8-year-old: The snow is so pretty.
Me: Yeah, but it makes the roads slick.
8: Why are pretty things always dangerous?
Me: Ask your mom.
The only lyrics I can make out in the song “Informer” are “Hey farrrrmer…something….a leaky boom boom cow”.
Not 100% sure though.
Does a UFO remain an UFO once you identify it as a UFO?
shaved my legs in case there’s someone hot and single aboard the ufo
There are two types of people in this world.
1. People who have a favourite brand of water.
2. People I don’t want to kill.
Me: I just feel really sad and helpless. It’s like nothing I do can make things better.
Brain: Have you tried eating an entire sheet of brownies about it?
Me: What?
Brain: Eat brownies about it.
Me: [Pre-heating the oven] makes sense.
My kid: mumma today we met our teacher’s teacher.
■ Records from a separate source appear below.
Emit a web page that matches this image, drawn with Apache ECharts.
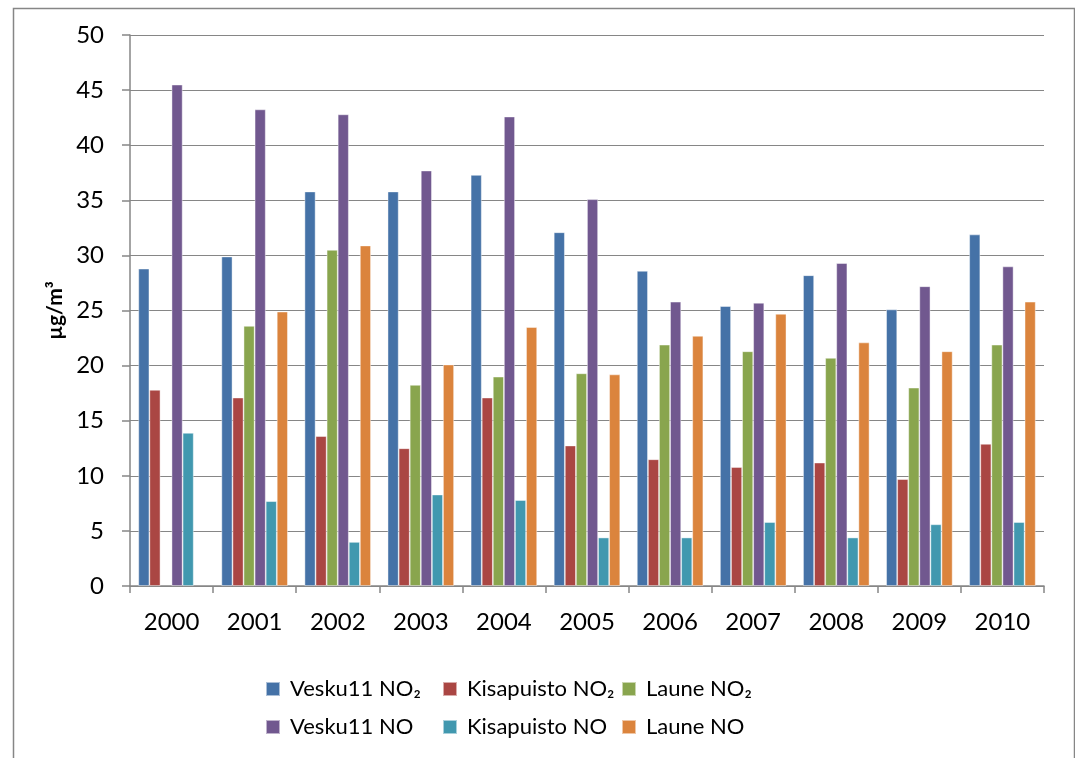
<!DOCTYPE html>
<html>
<head>
<meta charset="utf-8">
<script src="https://cdn.jsdelivr.net/npm/echarts@6/dist/echarts.min.js"></script>
<style>
html,body{margin:0;padding:0;background:#fff;}
#c{width:1075px;height:758px;}
</style>
</head>
<body>
<div id="c"></div>
<script>
const years = ['2000','2001','2002','2003','2004','2005','2006','2007','2008','2009','2010'];
const yTicks = [0,5,10,15,20,25,30,35,40,45,50];
const seriesNames = ['Vesku11 NO₂','Kisapuisto NO₂','Laune NO₂','Vesku11 NO','Kisapuisto NO','Laune NO'];
const vesku11NO2     = [28.8, 29.9, 35.8, 35.8, 37.3, 32.1, 28.6, 25.4, 28.2, 25.1, 31.9];
const kisapuistoNO2  = [17.8, 17.1, 13.6, 12.5, 17.1, 12.75, 11.5, 10.8, 11.2, 9.7, 12.9];
const launeNO2       = [null, 23.6, 30.5, 18.25, 19.0, 19.3, 21.9, 21.3, 20.7, 18.0, 21.9];
const vesku11NO      = [45.5, 43.25, 42.8, 37.7, 42.6, 35.1, 25.8, 25.7, 29.3, 27.2, 29.0];
const kisapuistoNO   = [13.9, 7.7, 4.0, 8.3, 7.8, 4.4, 4.4, 5.8, 4.4, 5.6, 5.8];
const launeNO        = [null, 24.9, 30.9, 20.1, 23.5, 19.2, 22.7, 24.7, 22.1, 21.3, 25.8];

const allValues = [vesku11NO2, kisapuistoNO2, launeNO2, vesku11NO, kisapuistoNO, launeNO];
const colors = ['#4572A7','#AA4643','#89A54E','#71588F','#4198AF','#DB843D'];
const FONT = 'Lato, "Liberation Sans", sans-serif';

const legendSpots = [[265,678],[442,678],[621,678],[265,716],[442,716],[621,716]];

const chart = echarts.init(document.getElementById('c'), null, {renderer:'canvas'});
const option = {
  backgroundColor:'#ffffff',
  animation:false,
  color: colors,
  graphic:[{
    type:'rect', left:11, top:6, silent:true,
    shape:{width:1061, height:800},
    style:{fill:'none', stroke:'#868686', lineWidth:1.5}
  }],
  grid:{left:130, top:35, right:31, bottom:172, containLabel:false},
  legend: seriesNames.map((n,i)=>({
    data:[n], left:legendSpots[i][0], top:legendSpots[i][1], padding:0,
    itemWidth:14, itemHeight:14, itemGap:0, icon:'rect',
    textStyle:{fontFamily:FONT, fontSize:22, color:'#000', padding:[0,0,0,5]}
  })),
  xAxis:{
    type:'category', data:years,
    axisLine:{lineStyle:{color:'#868686', width:1.5}},
    axisTick:{show:true, length:7, alignWithLabel:false, lineStyle:{color:'#868686', width:1.5}},
    axisLabel:{fontFamily:FONT, fontSize:24, color:'#000', margin:24}
  },
  yAxis:{
    type:'value', min:0, max:50, interval:5,
    name:'µg/m³', nameLocation:'middle', nameGap:56, nameRotate:90,
    nameTextStyle:{fontFamily:FONT, fontSize:21, fontWeight:'bold', color:'#000'},
    axisLine:{show:true, lineStyle:{color:'#868686', width:1.5}},
    axisTick:{show:true, length:8, lineStyle:{color:'#868686', width:1.5}},
    splitLine:{show:true, lineStyle:{color:'#868686', width:1.2}},
    axisLabel:{fontFamily:FONT, fontSize:24, color:'#000', margin:26,
      formatter:(v)=> yTicks.includes(v) ? String(v) : ''}
  },
  series: seriesNames.map((n,i)=>({
    name:n, type:'bar', data:allValues[i],
    barGap:'0%', barCategoryGap:'20%',
    itemStyle:{color:colors[i], borderColor:'rgba(255,255,255,0.55)', borderWidth:0.8}
  }))
};
chart.setOption(option);
</script>
</body>
</html>
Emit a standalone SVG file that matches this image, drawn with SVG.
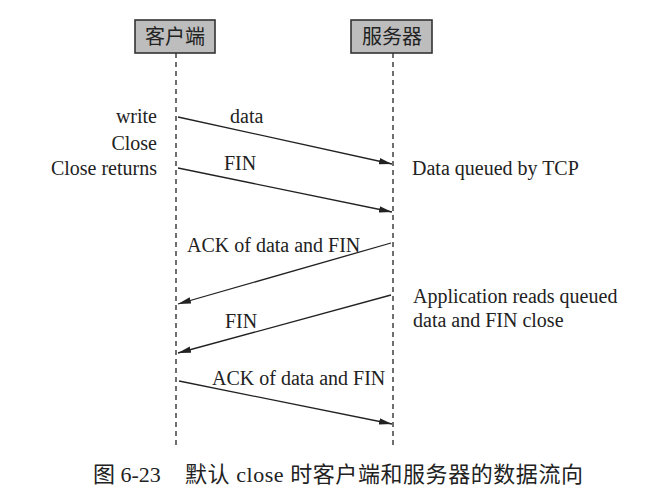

Our grand-teacher.
[meeting girlfriend at the park]
Her: Surprise! I made us a picnic!
Me: *unfolding emergency bib from wallet* Holy shit let’s do this.
My friend is looking for a single, normal, well adjusted man. I told her to avoid twitter.
If you ask me to give you a ride anywhere on less than 2 hours notice, you’re gonna be sitting in a pile of empty soda bottles and chip bags.
[adoption agency]
Caseworker: Think you’re prepared to be a father?
*I perfectly execute the detachable thumb trick*
CW (taking notes): Excellent.
Family: come play dodgeball
Me: nah
Fam: oh come on
Me: no thanks
Fam: JUST PLAY
Me: *nails 6 year old in the face*
OBGYN : What are you using for birth control?
Me: my personality
….and you will know me by the trail of roaches l leave behind.
If you could have dinner with any person, living or dead what Arby’s would you go to?
These infographics don’t work on me because my takeaway is always that 17 donuts isn’t as bad as I thought
“I’d hit that if I was drunk.” – Me, driving by a mailbox just now.
This is probably a controversial take but I think the sanitation worker responsible for garbage collection on Sesame Street should be fired.